● **Provided data**
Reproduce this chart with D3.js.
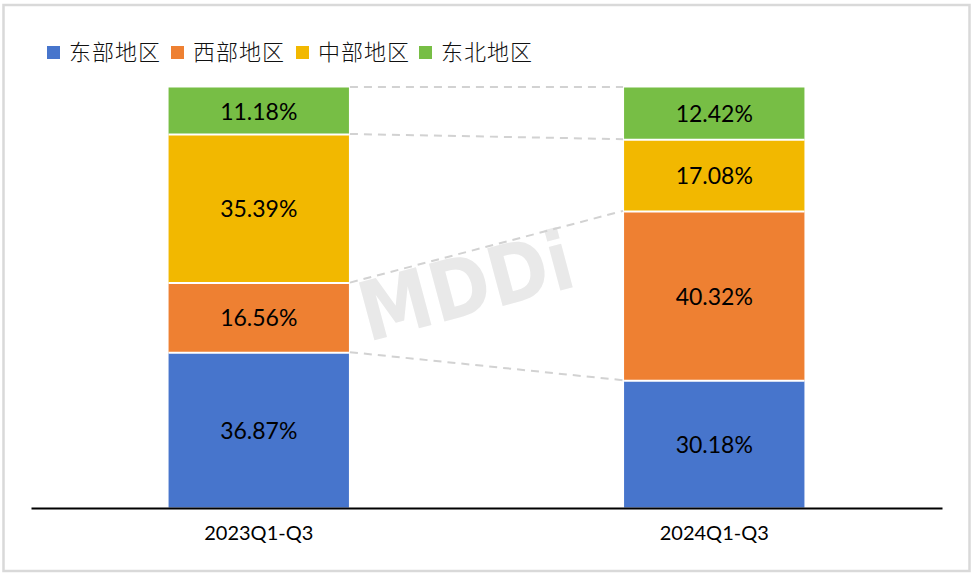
<!DOCTYPE html>
<html><head><meta charset="utf-8">
<script src="https://cdn.jsdelivr.net/npm/d3@7"></script>
<style>html,body{margin:0;padding:0;background:#fff}svg{display:block}</style></head>
<body><svg id="c" width="973" height="573"></svg>
<script>
const categories = ["2023Q1-Q3", "2024Q1-Q3"];
const seriesNames = ["东部地区", "西部地区", "中部地区", "东北地区"];
const east = [36.87, 30.18];
const west = [16.56, 40.32];
const central = [35.39, 17.08];
const northeast = [11.18, 12.42];
const colors = ["#4775CC", "#EE8032", "#F2B800", "#77BE45"];
const allSeries = [east, west, central, northeast];

const svg = d3.select("#c");
svg.append("rect").attr("x",3.5).attr("y",5).attr("width",966).attr("height",566)
  .attr("fill","#fff").attr("stroke","#d9d9d9").attr("stroke-width",2.5);

const x = d3.scaleBand().domain(categories).range([31,942]).paddingInner(0.604).paddingOuter(0.302);
const y = d3.scaleLinear().domain([0,100]).range([507.5,87.5]);

// watermark
svg.append("text").text("MDDi")
  .attr("transform","translate(368,342) rotate(-15)")
  .attr("font-family","'DejaVu Sans',sans-serif").attr("font-weight",700)
  .attr("font-size",82).attr("textLength",218).attr("lengthAdjust","spacingAndGlyphs")
  .attr("fill","#e9e9e9");

const rows = categories.map((c,i)=>{
  const o={cat:c}; seriesNames.forEach((s,j)=>o[s]=allSeries[j][i]); return o;
});
const stacked = d3.stack().keys(seriesNames)(rows);

// connectors
const bw = x.bandwidth();
const connG = svg.append("g");
stacked.forEach(layer=>{
  connG.append("line")
    .attr("x1",x(categories[0])+bw+1).attr("y1",y(layer[0][1])-0.5)
    .attr("x2",x(categories[1])-1).attr("y2",y(layer[1][1])-0.5)
    .attr("stroke","#d2d2d2").attr("stroke-width",2).attr("stroke-dasharray","8 6");
});

// bars
stacked.forEach((layer,j)=>{
  svg.append("g").selectAll("rect").data(layer).join("rect")
    .attr("x",d=>x(d.data.cat)).attr("width",bw)
    .attr("y",d=>y(d[1])).attr("height",d=>y(d[0])-y(d[1]))
    .attr("fill",colors[j]);
});
// separators and value labels, above every bar
stacked.forEach((layer,j)=>{
  const g = svg.append("g");
  g.selectAll("line").data(layer.filter(()=>j<3)).join("line")
    .attr("x1",d=>x(d.data.cat)).attr("x2",d=>x(d.data.cat)+bw)
    .attr("y1",d=>y(d[1])).attr("y2",d=>y(d[1]))
    .attr("stroke","#fff").attr("stroke-width",2);
  g.selectAll("text").data(layer).join("text")
    .attr("x",d=>x(d.data.cat)+bw/2).attr("y",d=>(y(d[0])+y(d[1]))/2+8.6)
    .attr("text-anchor","middle").attr("font-family","Lato,sans-serif").attr("font-size",23)
    .attr("fill","#000").text(d=>(d[1]-d[0]).toFixed(2)+"%");
});

// axis
const axis = svg.append("g").attr("transform","translate(0,508)").call(d3.axisBottom(x).tickSize(0).tickPadding(18));
axis.select(".domain").attr("stroke","#000").attr("stroke-width",2);
axis.selectAll("text").attr("font-family","Lato,sans-serif").attr("font-size",20).attr("fill","#000");

// legend
const legendX = [47,171,296,419];
seriesNames.forEach((s,i)=>{
  svg.append("rect").attr("x",legendX[i]).attr("y",46).attr("width",13).attr("height",13).attr("fill",colors[i]);
  svg.append("text").attr("x",legendX[i]+22).attr("y",60).text(s)
    .attr("font-family","'Noto Sans CJK SC',sans-serif").attr("font-weight",300).attr("font-size",22)
    .attr("letter-spacing",1).attr("fill","#111");
});
</script></body></html>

● **What is expected**
Quote all the lines above exactly as given. Do not include the pictures.

● **Exercise response**
Reproduce this chart with D3.js.
<!DOCTYPE html>
<html><head><meta charset="utf-8">
<script src="https://cdn.jsdelivr.net/npm/d3@7"></script>
<style>html,body{margin:0;padding:0;background:#fff}svg{display:block}</style></head>
<body><svg id="c" width="973" height="573"></svg>
<script>
const categories = ["2023Q1-Q3", "2024Q1-Q3"];
const seriesNames = ["东部地区", "西部地区", "中部地区", "东北地区"];
const east = [36.87, 30.18];
const west = [16.56, 40.32];
const central = [35.39, 17.08];
const northeast = [11.18, 12.42];
const colors = ["#4775CC", "#EE8032", "#F2B800", "#77BE45"];
const allSeries = [east, west, central, northeast];

const svg = d3.select("#c");
svg.append("rect").attr("x",3.5).attr("y",5).attr("width",966).attr("height",566)
  .attr("fill","#fff").attr("stroke","#d9d9d9").attr("stroke-width",2.5);

const x = d3.scaleBand().domain(categories).range([31,942]).paddingInner(0.604).paddingOuter(0.302);
const y = d3.scaleLinear().domain([0,100]).range([507.5,87.5]);

// watermark
svg.append("text").text("MDDi")
  .attr("transform","translate(368,342) rotate(-15)")
  .attr("font-family","'DejaVu Sans',sans-serif").attr("font-weight",700)
  .attr("font-size",82).attr("textLength",218).attr("lengthAdjust","spacingAndGlyphs")
  .attr("fill","#e9e9e9");

const rows = categories.map((c,i)=>{
  const o={cat:c}; seriesNames.forEach((s,j)=>o[s]=allSeries[j][i]); return o;
});
const stacked = d3.stack().keys(seriesNames)(rows);

// connectors
const bw = x.bandwidth();
const connG = svg.append("g");
stacked.forEach(layer=>{
  connG.append("line")
    .attr("x1",x(categories[0])+bw+1).attr("y1",y(layer[0][1])-0.5)
    .attr("x2",x(categories[1])-1).attr("y2",y(layer[1][1])-0.5)
    .attr("stroke","#d2d2d2").attr("stroke-width",2).attr("stroke-dasharray","8 6");
});

// bars
stacked.forEach((layer,j)=>{
  svg.append("g").selectAll("rect").data(layer).join("rect")
    .attr("x",d=>x(d.data.cat)).attr("width",bw)
    .attr("y",d=>y(d[1])).attr("height",d=>y(d[0])-y(d[1]))
    .attr("fill",colors[j]);
});
// separators and value labels, above every bar
stacked.forEach((layer,j)=>{
  const g = svg.append("g");
  g.selectAll("line").data(layer.filter(()=>j<3)).join("line")
    .attr("x1",d=>x(d.data.cat)).attr("x2",d=>x(d.data.cat)+bw)
    .attr("y1",d=>y(d[1])).attr("y2",d=>y(d[1]))
    .attr("stroke","#fff").attr("stroke-width",2);
  g.selectAll("text").data(layer).join("text")
    .attr("x",d=>x(d.data.cat)+bw/2).attr("y",d=>(y(d[0])+y(d[1]))/2+8.6)
    .attr("text-anchor","middle").attr("font-family","Lato,sans-serif").attr("font-size",23)
    .attr("fill","#000").text(d=>(d[1]-d[0]).toFixed(2)+"%");
});

// axis
const axis = svg.append("g").attr("transform","translate(0,508)").call(d3.axisBottom(x).tickSize(0).tickPadding(18));
axis.select(".domain").attr("stroke","#000").attr("stroke-width",2);
axis.selectAll("text").attr("font-family","Lato,sans-serif").attr("font-size",20).attr("fill","#000");

// legend
const legendX = [47,171,296,419];
seriesNames.forEach((s,i)=>{
  svg.append("rect").attr("x",legendX[i]).attr("y",46).attr("width",13).attr("height",13).attr("fill",colors[i]);
  svg.append("text").attr("x",legendX[i]+22).attr("y",60).text(s)
    .attr("font-family","'Noto Sans CJK SC',sans-serif").attr("font-weight",300).attr("font-size",22)
    .attr("letter-spacing",1).attr("fill","#111");
});
</script></body></html>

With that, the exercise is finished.